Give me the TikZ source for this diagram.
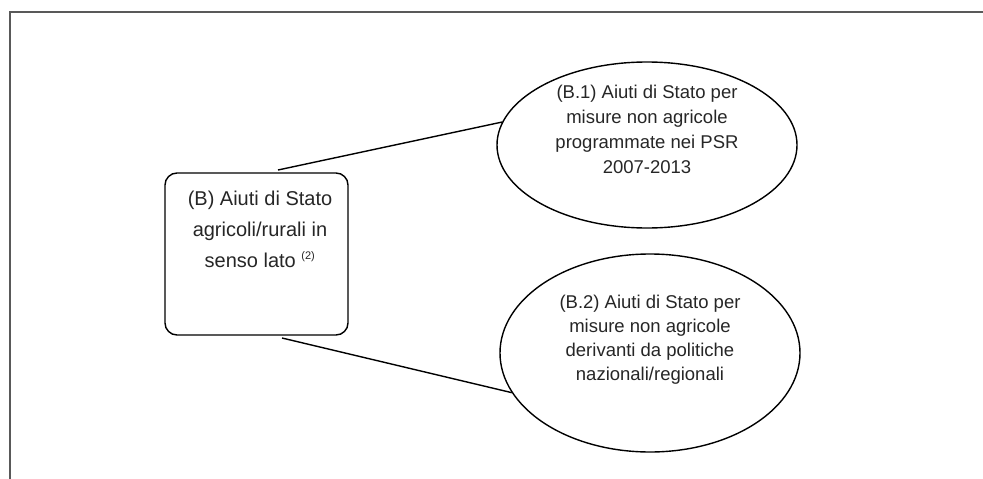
\documentclass[tikz,border=0pt]{standalone}
\usepackage{fontspec}
\setmainfont{Liberation Sans}
\usetikzlibrary{shapes.geometric}
\begin{document}
\begin{tikzpicture}[x=1pt,y=-1pt,
  framel/.style={draw=black!65, line width=2pt},
  boxst/.style={draw=black, line width=1.4pt, rounded corners=12pt, inner sep=0pt},
  ellst/.style={draw=black, line width=1.4pt, ellipse, inner sep=0pt},
  txt/.style={align=center, inner sep=0pt, text=black!85},
  conn/.style={draw=black, line width=1.4pt}]
\useasboundingbox (0,0) rectangle (983,479);
\draw[framel] (983,12) -- (9.5,12) -- (9.5,479);
\node[boxst, minimum width=183pt, minimum height=162pt] (b) at (256.5,254) {};
\node[ellst, minimum width=300pt, minimum height=166pt] (e1) at (647,145) {};
\node[ellst, minimum width=300pt, minimum height=198pt] (e2) at (650,353) {};
\node[txt, font=\fontsize{20}{31}\selectfont] (tb) at (260,229) {(B) Aiuti di Stato\\agricoli/rurali in\\senso lato \textsuperscript{\fontsize{11}{11}\selectfont(2)}};
\node[txt, font=\fontsize{18.5}{25}\selectfont] (t1) at (647,129) {(B.1) Aiuti di Stato per\\misure non agricole\\programmate nei PSR\\2007-2013};
\node[txt, font=\fontsize{18.5}{24}\selectfont] (t2) at (650,340) {(B.2) Aiuti di Stato per\\misure non agricole\\derivanti da politiche\\nazionali/regionali};
\coordinate (c1) at (278,170);
\coordinate (c2) at (282,338);
\draw[conn] (c1) -- (e1.171);
\draw[conn] (c2) -- (e2.196);
\end{tikzpicture}
\end{document}
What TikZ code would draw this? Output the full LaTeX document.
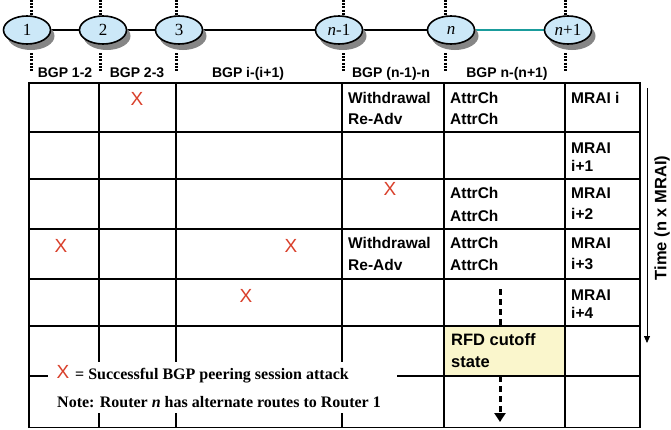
\documentclass[tikz,border=0pt]{standalone}
\usepackage{fontspec}
\setmainfont{Liberation Serif}
\setsansfont{Liberation Sans}
\usetikzlibrary{shapes.geometric,shadows,arrows.meta,backgrounds}
\definecolor{routerblue}{HTML}{CCE8F8}
\definecolor{linkteal}{HTML}{1A9C9C}
\definecolor{attackred}{HTML}{D9402B}
\definecolor{rfdyellow}{HTML}{FAF6CC}

\begin{document}
\begin{tikzpicture}[x=1pt,y=-1pt,
	router/.style={draw,ellipse,fill=routerblue,line width=1.6pt,inner sep=0,outer sep=0,minimum width=47pt,minimum height=28pt,font=\fontsize{17}{17}\selectfont,drop shadow={shadow xshift=4pt,shadow yshift=-6pt,fill=gray!95,opacity=1}},
	session/.style={line width=3pt,dash pattern=on 2pt off 1.2pt},
	bgp/.style={anchor=base,inner sep=0,font=\sffamily\bfseries\fontsize{14}{14}\selectfont},
	cell/.style={anchor=base west,inner sep=0,font=\sffamily\bfseries\fontsize{15.5}{15.5}\selectfont},
	attack/.style={inner sep=0,text=attackred,font=\sffamily\fontsize{19}{19}\selectfont},
	legend/.style={anchor=base west,inner sep=0,font=\bfseries\fontsize{16}{16}\selectfont}]
	\useasboundingbox (0,0) rectangle (671,429);

	% session boundaries
	\foreach \x in {31,100,176,343,445,565} {
		\draw[session] (\x,0) -- (\x,15);
		\draw[session] (\x,53) -- (\x,72);
	}

	% routers
	\node[router] (1) at (27,30) {1};
	\node[router] (2) at (103,30) {2};
	\node[router] (3) at (179,30) {3};
	\node[router] (n-1) at (339,30) {\textit{n}-1};
	\node[router] (n) at (451,30) {\textit{n}};
	\node[router] (n+1) at (568,30) {\textit{n}+1};
	\begin{scope}[on background layer]
		\draw[line width=2pt] (1) -- (2) -- (3) -- (n-1) -- (n);
		\draw[line width=2.2pt,linkteal] (n) -- (n+1);
	\end{scope}

	\node[bgp] (b12) at (65,77) {BGP 1-2};
	\node[bgp] (b23) at (137,77) {BGP 2-3};
	\node[bgp] (bii) at (248,77) {BGP i-(i+1)};
	\node[bgp] (bnn) at (391,77) {BGP (n-1)-n};
	\node[bgp] (bn1) at (507,77) {BGP n-(n+1)};

	% table
	\fill[rfdyellow] (444,326) rectangle (565,376);
	\foreach \x in {99,176,342,444,565}
		\draw[line width=1.3pt] (\x,83) -- (\x,428);
	\foreach \y in {132,179,229,279,326,376,427.5}
		\draw[line width=1.3pt] (29,\y) -- (640,\y);
	\draw[line width=2.6pt] (29,428) -- (29,83) -- (640,83) -- (640,428);

	\node[cell] (w1) at (348,103) {Withdrawal};
	\node[cell] (r1) at (348,124) {Re-Adv};
	\node[cell] (a1) at (450,103) {AttrCh};
	\node[cell] (a2) at (450,124) {AttrCh};
	\node[cell] (m1) at (571,103) {MRAI i};
	\node[cell] (m2) at (571,153) {MRAI};
	\node[cell] (m2b) at (571,171) {i+1};
	\node[cell] (a3) at (450,198) {AttrCh};
	\node[cell] (a4) at (450,221) {AttrCh};
	\node[cell] (m3) at (571,198) {MRAI};
	\node[cell] (m3b) at (571,219) {i+2};
	\node[cell] (w2) at (348,248) {Withdrawal};
	\node[cell] (r2) at (348,270) {Re-Adv};
	\node[cell] (a5) at (450,248) {AttrCh};
	\node[cell] (a6) at (450,270) {AttrCh};
	\node[cell] (m4) at (571,248) {MRAI};
	\node[cell] (m4b) at (571,269) {i+3};
	\node[cell] (m5) at (571,300) {MRAI};
	\node[cell] (m5b) at (571,318) {i+4};

	\node[attack] (x1) at (137,99) {X};
	\node[attack] (x2) at (390,189) {X};
	\node[attack] (x3) at (61,246) {X};
	\node[attack] (x4) at (291,246) {X};
	\node[attack] (x5) at (246,296) {X};

	% RFD cutoff
	\node[inner sep=0,minimum width=121pt,minimum height=50pt] (rfd) at (504.5,351) {};
	\node[cell,font=\sffamily\bfseries\fontsize{16.5}{16.5}\selectfont] (rfd1) at (451,345) {RFD cutoff};
	\node[cell,font=\sffamily\bfseries\fontsize{16.5}{16.5}\selectfont] (rfd2) at (451,367) {state};
	\coordinate (d1) at (500,289);
	\coordinate (d2) at (500,422);
	\draw[line width=3pt,dash pattern=on 6pt off 4pt] (d1) -- (d1 |- rfd.north);
	\draw[line width=3pt,dash pattern=on 6pt off 4pt,-{Triangle[width=11pt,length=9pt]}] (d1 |- rfd.south) -- (d2);

	% legend
	\fill[white] (48,362) rectangle (397,413);
	\node[attack] (xl) at (63,372) {X};
	\node[legend] (l1) at (75,379) {= Successful BGP peering session attack};
	\node[legend] (l2) at (57,407) {Note: Router \textit{n} has alternate routes to Router 1};

	% time axis
	\coordinate (t1) at (647,88);
	\coordinate (t2) at (647,343);
	\draw[line width=0.8pt,-{Triangle[width=6pt,length=7pt]}] (t1) -- (t2);
	\node[rotate=90,inner sep=0,font=\sffamily\bfseries\fontsize{16.5}{16.5}\selectfont] (time) at (662,218) {Time (n x MRAI)};
\end{tikzpicture}
\end{document}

§

The problem:
Transcribe the records above exactly, omitting every picture they contain.

Finished answer:
Give me the TikZ source for this diagram.
\documentclass[tikz,border=0pt]{standalone}
\usepackage{fontspec}
\setmainfont{Liberation Sans}
\usetikzlibrary{shapes.geometric}
\begin{document}
\begin{tikzpicture}[x=1pt,y=-1pt,
  framel/.style={draw=black!65, line width=2pt},
  boxst/.style={draw=black, line width=1.4pt, rounded corners=12pt, inner sep=0pt},
  ellst/.style={draw=black, line width=1.4pt, ellipse, inner sep=0pt},
  txt/.style={align=center, inner sep=0pt, text=black!85},
  conn/.style={draw=black, line width=1.4pt}]
\useasboundingbox (0,0) rectangle (983,479);
\draw[framel] (983,12) -- (9.5,12) -- (9.5,479);
\node[boxst, minimum width=183pt, minimum height=162pt] (b) at (256.5,254) {};
\node[ellst, minimum width=300pt, minimum height=166pt] (e1) at (647,145) {};
\node[ellst, minimum width=300pt, minimum height=198pt] (e2) at (650,353) {};
\node[txt, font=\fontsize{20}{31}\selectfont] (tb) at (260,229) {(B) Aiuti di Stato\\agricoli/rurali in\\senso lato \textsuperscript{\fontsize{11}{11}\selectfont(2)}};
\node[txt, font=\fontsize{18.5}{25}\selectfont] (t1) at (647,129) {(B.1) Aiuti di Stato per\\misure non agricole\\programmate nei PSR\\2007-2013};
\node[txt, font=\fontsize{18.5}{24}\selectfont] (t2) at (650,340) {(B.2) Aiuti di Stato per\\misure non agricole\\derivanti da politiche\\nazionali/regionali};
\coordinate (c1) at (278,170);
\coordinate (c2) at (282,338);
\draw[conn] (c1) -- (e1.171);
\draw[conn] (c2) -- (e2.196);
\end{tikzpicture}
\end{document}
What TikZ code would draw this? Output the full LaTeX document.
\documentclass[tikz,border=0pt]{standalone}
\usepackage{fontspec}
\setmainfont{Liberation Serif}
\setsansfont{Liberation Sans}
\usetikzlibrary{shapes.geometric,shadows,arrows.meta,backgrounds}
\definecolor{routerblue}{HTML}{CCE8F8}
\definecolor{linkteal}{HTML}{1A9C9C}
\definecolor{attackred}{HTML}{D9402B}
\definecolor{rfdyellow}{HTML}{FAF6CC}

\begin{document}
\begin{tikzpicture}[x=1pt,y=-1pt,
	router/.style={draw,ellipse,fill=routerblue,line width=1.6pt,inner sep=0,outer sep=0,minimum width=47pt,minimum height=28pt,font=\fontsize{17}{17}\selectfont,drop shadow={shadow xshift=4pt,shadow yshift=-6pt,fill=gray!95,opacity=1}},
	session/.style={line width=3pt,dash pattern=on 2pt off 1.2pt},
	bgp/.style={anchor=base,inner sep=0,font=\sffamily\bfseries\fontsize{14}{14}\selectfont},
	cell/.style={anchor=base west,inner sep=0,font=\sffamily\bfseries\fontsize{15.5}{15.5}\selectfont},
	attack/.style={inner sep=0,text=attackred,font=\sffamily\fontsize{19}{19}\selectfont},
	legend/.style={anchor=base west,inner sep=0,font=\bfseries\fontsize{16}{16}\selectfont}]
	\useasboundingbox (0,0) rectangle (671,429);

	% session boundaries
	\foreach \x in {31,100,176,343,445,565} {
		\draw[session] (\x,0) -- (\x,15);
		\draw[session] (\x,53) -- (\x,72);
	}

	% routers
	\node[router] (1) at (27,30) {1};
	\node[router] (2) at (103,30) {2};
	\node[router] (3) at (179,30) {3};
	\node[router] (n-1) at (339,30) {\textit{n}-1};
	\node[router] (n) at (451,30) {\textit{n}};
	\node[router] (n+1) at (568,30) {\textit{n}+1};
	\begin{scope}[on background layer]
		\draw[line width=2pt] (1) -- (2) -- (3) -- (n-1) -- (n);
		\draw[line width=2.2pt,linkteal] (n) -- (n+1);
	\end{scope}

	\node[bgp] (b12) at (65,77) {BGP 1-2};
	\node[bgp] (b23) at (137,77) {BGP 2-3};
	\node[bgp] (bii) at (248,77) {BGP i-(i+1)};
	\node[bgp] (bnn) at (391,77) {BGP (n-1)-n};
	\node[bgp] (bn1) at (507,77) {BGP n-(n+1)};

	% table
	\fill[rfdyellow] (444,326) rectangle (565,376);
	\foreach \x in {99,176,342,444,565}
		\draw[line width=1.3pt] (\x,83) -- (\x,428);
	\foreach \y in {132,179,229,279,326,376,427.5}
		\draw[line width=1.3pt] (29,\y) -- (640,\y);
	\draw[line width=2.6pt] (29,428) -- (29,83) -- (640,83) -- (640,428);

	\node[cell] (w1) at (348,103) {Withdrawal};
	\node[cell] (r1) at (348,124) {Re-Adv};
	\node[cell] (a1) at (450,103) {AttrCh};
	\node[cell] (a2) at (450,124) {AttrCh};
	\node[cell] (m1) at (571,103) {MRAI i};
	\node[cell] (m2) at (571,153) {MRAI};
	\node[cell] (m2b) at (571,171) {i+1};
	\node[cell] (a3) at (450,198) {AttrCh};
	\node[cell] (a4) at (450,221) {AttrCh};
	\node[cell] (m3) at (571,198) {MRAI};
	\node[cell] (m3b) at (571,219) {i+2};
	\node[cell] (w2) at (348,248) {Withdrawal};
	\node[cell] (r2) at (348,270) {Re-Adv};
	\node[cell] (a5) at (450,248) {AttrCh};
	\node[cell] (a6) at (450,270) {AttrCh};
	\node[cell] (m4) at (571,248) {MRAI};
	\node[cell] (m4b) at (571,269) {i+3};
	\node[cell] (m5) at (571,300) {MRAI};
	\node[cell] (m5b) at (571,318) {i+4};

	\node[attack] (x1) at (137,99) {X};
	\node[attack] (x2) at (390,189) {X};
	\node[attack] (x3) at (61,246) {X};
	\node[attack] (x4) at (291,246) {X};
	\node[attack] (x5) at (246,296) {X};

	% RFD cutoff
	\node[inner sep=0,minimum width=121pt,minimum height=50pt] (rfd) at (504.5,351) {};
	\node[cell,font=\sffamily\bfseries\fontsize{16.5}{16.5}\selectfont] (rfd1) at (451,345) {RFD cutoff};
	\node[cell,font=\sffamily\bfseries\fontsize{16.5}{16.5}\selectfont] (rfd2) at (451,367) {state};
	\coordinate (d1) at (500,289);
	\coordinate (d2) at (500,422);
	\draw[line width=3pt,dash pattern=on 6pt off 4pt] (d1) -- (d1 |- rfd.north);
	\draw[line width=3pt,dash pattern=on 6pt off 4pt,-{Triangle[width=11pt,length=9pt]}] (d1 |- rfd.south) -- (d2);

	% legend
	\fill[white] (48,362) rectangle (397,413);
	\node[attack] (xl) at (63,372) {X};
	\node[legend] (l1) at (75,379) {= Successful BGP peering session attack};
	\node[legend] (l2) at (57,407) {Note: Router \textit{n} has alternate routes to Router 1};

	% time axis
	\coordinate (t1) at (647,88);
	\coordinate (t2) at (647,343);
	\draw[line width=0.8pt,-{Triangle[width=6pt,length=7pt]}] (t1) -- (t2);
	\node[rotate=90,inner sep=0,font=\sffamily\bfseries\fontsize{16.5}{16.5}\selectfont] (time) at (662,218) {Time (n x MRAI)};
\end{tikzpicture}
\end{document}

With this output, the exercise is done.